Kaelyn Hughes

A left-brain person who is also very creative and musical.

"If I can choose who I am in the moment, then I can choose to come in as my left brain personality and all of the skill sets that goes with that."

Although I use both the left and right sides of my brain depending on the thought process necessary, I am most comfortable while using the left side of my brain. That means that I like more structure, control, clarity, focus, direction, responsibility, organization, planning, mathematical and analytical skills, listening skills, and rational and logical thinking. However, sometimes I need more spontaneity, expression, nurturing, social and interpersonal activity, imagination and creativity, artistry, and holistic, abstract, and conceptual thinking.

My Personality Type

#1 Green

I have a green personality type. That means that I am curious, intellectual, rational, and I love learning. My communication style is very to the point. I am logical, communicate facts, and I think before I speak. It frustrates me when there is small talk and failure, and when I am wrong publicly.

Decision Making

Analytical Style

When making decisions, I tend to follow the Analytical Style.
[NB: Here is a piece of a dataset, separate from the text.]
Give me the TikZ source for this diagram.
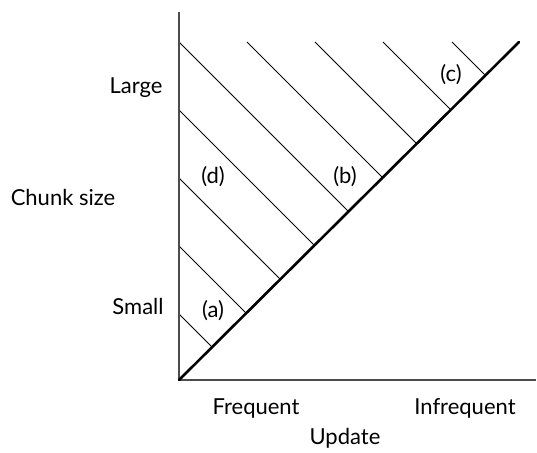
\documentclass[tikz,border=0pt]{standalone}
\usepackage{fontspec}
\setmainfont{Lato}
\usetikzlibrary{positioning}

\begin{document}
\begin{tikzpicture}[
  x=1pt, y=-1pt,
  axis/.style={draw=black!70, line width=1.2pt},
  hatch/.style={draw=black, line width=0.8pt},
  diag/.style={draw=black, line width=2.6pt},
  lbl/.style={font=\fontsize{22}{24}\selectfont, inner sep=0pt}
]
\useasboundingbox (0,0) rectangle (537,452);

\coordinate (origin) at (179,380);
\coordinate (ytop) at (179,12);
\coordinate (xend) at (536,380);
\coordinate (dend) at (519,42);

% hatching from the vertical axis
\foreach \y in {42,110,178,246,314}{
  \pgfmathsetmacro{\t}{(380-\y)/2}
  \draw[hatch] (179,\y) -- ++(\t,\t);
}
% hatching from the top
\foreach \x in {247,315,383,452}{
  \pgfmathsetmacro{\t}{(517-\x)/2}
  \draw[hatch] (\x,42) -- ++(\t,\t);
}

\draw[axis] (ytop) -- (origin) -- (xend);
\draw[diag, line cap=round] (origin) -- (dend);

\node[lbl] (large) at (136,88) {Large};
\node[lbl] (chunk) at (63,197) {Chunk size};
\node[lbl] (small) at (138,306) {Small};
\node[lbl] (freq) at (256,408) {Frequent};
\node[lbl] (infreq) at (465,408) {Infrequent};
\node[lbl] (update) at (345,438) {Update};

\node[lbl] (a) at (213,311) {(a)};
\node[lbl] (b) at (345,177) {(b)};
\node[lbl] (c) at (451,75) {(c)};
\node[lbl] (d) at (213,177) {(d)};
\end{tikzpicture}
\end{document}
People with that decision making style are intellectual, want control, have an impersonal social orientation, complete tasks by preparing detailed plans, and want to be able to predict outcomes. Others sometimes see my decision making as over-controlling, impersonal, too careful, abstract, or mathematical, or sometimes too slow. The best organizational fit for my type of decision making is one in which planning or solving problems is important, such as science or engineering.

My Top 3 Career Choices

ACT Profile Results

ACT Major

Major: Language & Humanities

4 Year Degrees:

  • Area Studies, Other
  • Foreign Languages/Literature, General
  • Spanish Language & Literature
  • English Language & Literature, General
  • Rhetoric
  • Liberal Arts & General Studies
  • Philosophy
  • Divinity/Ministry
  • Religion

Jobs Available:

4-Year Degree

  • Writer
  • Secondary Education Teacher

More than 4 years

  • College/University Teacher
  • Journalist
  • Publisher
  • Areas of Business
  • Areas of Government
  • Arts and Entertainment

Description:

  • This major is meant to orient you with English and its literature. You learn about the structure and history of English and various forms of literature and study its effects on beliefs and emotions of readers, and on the culture of peoples who speak English. This major is in two sections: literature and writing. The literature section helps you understand things like point of view, tone, and allusion, and the section about writing is to help you be able to use what you learned in the literature section. You will be able to think analytically and creatively and express ideas clearly and logically, both verbally and in writing, by the end of the degree.

You Should:

  • Have a strong interest in the uses of the English language and in literature of all forms
  • Be sensitive to the sound and texture of the written word

High School Timeline

Senior Year or 12th Grade

1st Semester


  • Fight senioritis- the struggle to get lazy is real, but your grades still matter.
  • Take the SAT or ACT again if you're unhappy with your first score.
  • Get letters of recommendation in the first weeks of school from teachers, advisers, or employers who know you and your work well (no family or friends), and give each recommender a copy or your resume, examples of your work, and a list of schools you need letters for, and stamped examples.
  • Apply to your top three to five schools.
  • Make sure your applications contain everything they need, proofread everything (twice), send in a neat application, make copies of everything you send in the mail, and keep your admission fee receipt or check number just in case.
  • Create a checklist of places you've applied and application deadlines.

2nd Semester

  • Pick a school that you got into, and tell them of your decision to attend. Tell all your other schools that you won't be attending, and send transcripts of the first semester of your senior year if your college requires it.
  • Fill out the FAFSA as close to Jan. 1 as you can to qualify for government grants and loans.
  • Make sure all the paperwork required by the university has been filled out and sent on time, and that you have paid all your fees.
  • Begin researching Greek rush requirements at your college if you are interested.
  • Check on housing- many schools begin housing assignments in May.
  • Graduate!
  • Enjoy your summer- once college starts, everything changes forever.